Seth Goodman sethg at goodmanassociates.com
Wed Oct 18 19:17:33 CEST 2006


skip at pobox.com wrote on Wednesday, October 18, 2006 7:15 AM -0500:

>     Seth> Other issues: PIL is not there,
>
> Yes, that's a separate installer.  I believe this is mentioned in the
> release notes.  Get it here:
>
>     http://www.pythonware.com/products/pil/

That's the one I used.  The Spambayes release notes are a little out of date,
though they give enough to figure it out.

|x-crack_images - A lot of recent spam contains the entire message
|    embedded in one or more attached images.  This option, if true,
|    generates tokens based on the (hopefully) text content contained in any
|    images in each message.  The current support is minimal, relies on the
|    installation of ocrad (http://www.gnu.org/software/ocrad/ocrad.html) and
|    the Python Imaging Library (a.k.a.

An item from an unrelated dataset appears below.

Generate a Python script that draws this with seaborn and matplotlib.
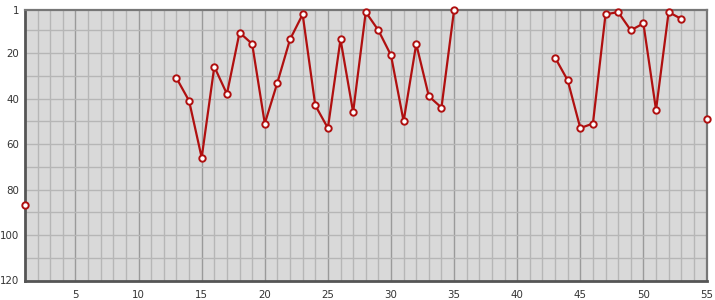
import numpy as np
import pandas as pd
import matplotlib
matplotlib.use("Agg")
import matplotlib.pyplot as plt
import seaborn as sns

nan = np.nan
x_values = list(range(1, 56))
ranks = [87, nan, nan, nan, nan, nan, nan, nan, nan, nan, nan, nan,
         31, 41, 66, 26, 38, 11, 16, 51, 33, 14, 3, 43, 53, 14, 46, 2, 10, 21,
         50, 16, 39, 44, 1,
         nan, nan, nan, nan, nan, nan, nan,
         22, 32, 53, 51, 3, 2, 10, 7, 45, 2, 5, nan, 49]
y_ticks = [1, 20, 40, 60, 80, 100, 120]
x_ticks = [5, 10, 15, 20, 25, 30, 35, 40, 45, 50, 55]

df = pd.DataFrame({"x": x_values, "rank": ranks})
# contiguous segments so gaps (missing ranks) break the line
df["seg"] = df["rank"].isna().cumsum()
df = df.dropna(subset=["rank"])

sns.set_theme(style="white")
plt.rcParams['font.family'] = ['DejaVu Sans']

fig = plt.figure(figsize=(7.15, 3.0), dpi=100)
ax = fig.add_axes([25 / 715, 1 - 280.5 / 300, (706.5 - 25) / 715, (280.5 - 9.8) / 300])
ax.set_facecolor("#d9d9d9")

# grid
for xv in range(2, 55):
    col = "#9a9a9a" if xv % 5 == 0 else "#b6b6b6"
    ax.axvline(xv, color=col, lw=1.0, zorder=0.5)
for yv in range(10, 120, 10):
    ax.axhline(yv, color="#b6b6b6", lw=1.0, zorder=0.5)

sns.lineplot(data=df, x="x", y="rank", units="seg", estimator=None, ax=ax,
             color="#b01010", lw=1.6,
             marker="o", markersize=4.6, markerfacecolor="white",
             markeredgecolor="#b01010", markeredgewidth=1.4, zorder=3,
             clip_on=False, sort=True)

ax.set_xlim(1, 55)
ax.set_ylim(120, 1)
ax.set_xticks(x_ticks)
ax.set_yticks(y_ticks)
ax.set_xticklabels([str(t) for t in x_ticks])
ax.set_yticklabels([str(t) for t in y_ticks])
ax.set_xlabel("")
ax.set_ylabel("")
ax.tick_params(axis="both", length=0, labelsize=7.4, labelcolor="#333333")
ax.tick_params(axis="x", pad=7)
ax.tick_params(axis="y", pad=4)

for side in ["left", "bottom"]:
    ax.spines[side].set_color("#555555")
    ax.spines[side].set_linewidth(2.0)
for side in ["top", "right"]:
    ax.spines[side].set_color("#777777")
    ax.spines[side].set_linewidth(1.6)

fig.savefig("out.png", dpi=100)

PIL, available at
|    http://www.pythonware.com/products/pil/).  It has not yet been tested on
|    Windows, but for brave souls there is a simple zip file binary of ocrad
|    called "ocrad-cygwin" on the SpamBayes download page for Windows users
|    who can't build it themselves.  PIL has its own Windows binary
|    installers specific to versions of Python as far back as 2.1.

There is no orcad-ccygwin package on the Spambayes download page.  There is
testing-ocrad-0.15, however, ocrad is distributed with Spambayes 1.1a3, so I'm
assuming it is not needed.  The ocrad executable is not in the system path.
Adding it does not help.

Python and PIL are not installed as part of Spambayes 1.1.a3.  I installed
Python 2.4.4c1 from http://www.python.org/ftp/python/2.4.4/python-2.4.4c1.msi,
then installed PIL 1.1.5 for Python 2.4 from
http://effbot.org/downloads/PIL-1.1.5.win32-py2.4.exe (this is the specific
download link on the http://www.pythonware.com/products/pil/ page).  I tried
both the default Python install directory of C:\Python24\ and the more usual
Windows location of C:\Program Files\Python24\ with the same results.  The PIL
installer finds the Python24 directory correctly through the registry in both
cases.  The Python24 directory does not end up in the system path after the
installation.  Adding it doesn't make a difference.  Since Spambayes uses
python24.dll under Windows, would Spambayes still try to execute PIL through
the separate Python2.4?


>     Seth> and no x-image_size or x-crack_images in [tokenizer]
>     section of Seth> ini file.
>
> Can you try adding these lines to the [tokenizer] section of the ini
> file?
>
>     x-lookup_ip: True
>     lookup_ip_cache: dnscache.pck
>     x-image_size: True
>     x-crack_images: True
>     max_image_size: 100000
>     crack_image_cache: image_cache.pck
> You'll also have to install PyDNS:
>
>     http://pydns.sourceforge.net/
>
> for the x-lookup_ip stuff to work.

I used the last four of these configuration lines, as I didn't intend to test
ip lookups.  If you think the ip lookup stuff will make a difference, I can
install PyDNS and try again.


> > I installed Python2.4.4c1, installed PIL 1.1.5 for python 2.4,
> > added the four configuration lines you mentioned in another thread
> > to the [tokenizer] section of the ini file and added the spambayes
> > and python directories to the system path.  Unfortunately, it
> > still doesn't generate tokens from gif's.  Perhaps there is an
> > issue with spambayes using python24.dll while ocrad uses the full
> > python2.4?
>
> Ocrad is a separate standalone program which isn't Python-specific.
> Unfortunately, it only works with NetPBM files as input (that's what
> PIL does for us), so it's probably a little challenging to run on a
> Windows machine.  I uploaded a file here:
>
>     http://orca.mojam.com/~skip/spam.pnm
>
> if you can't easily create one yourself.
>
> Running it like this
>
>     ocrad -2 < spam.pnm
>
> on my Mac gives me this gibberish on standard output:
>
>     ___AllE_llO_ ALL DA_ IRADER_ A_D |__E_IOR____

[...]

Downloading the sample image file and running ocrad from the command line
gives:

   ocrad: end-of-file reading pnm file.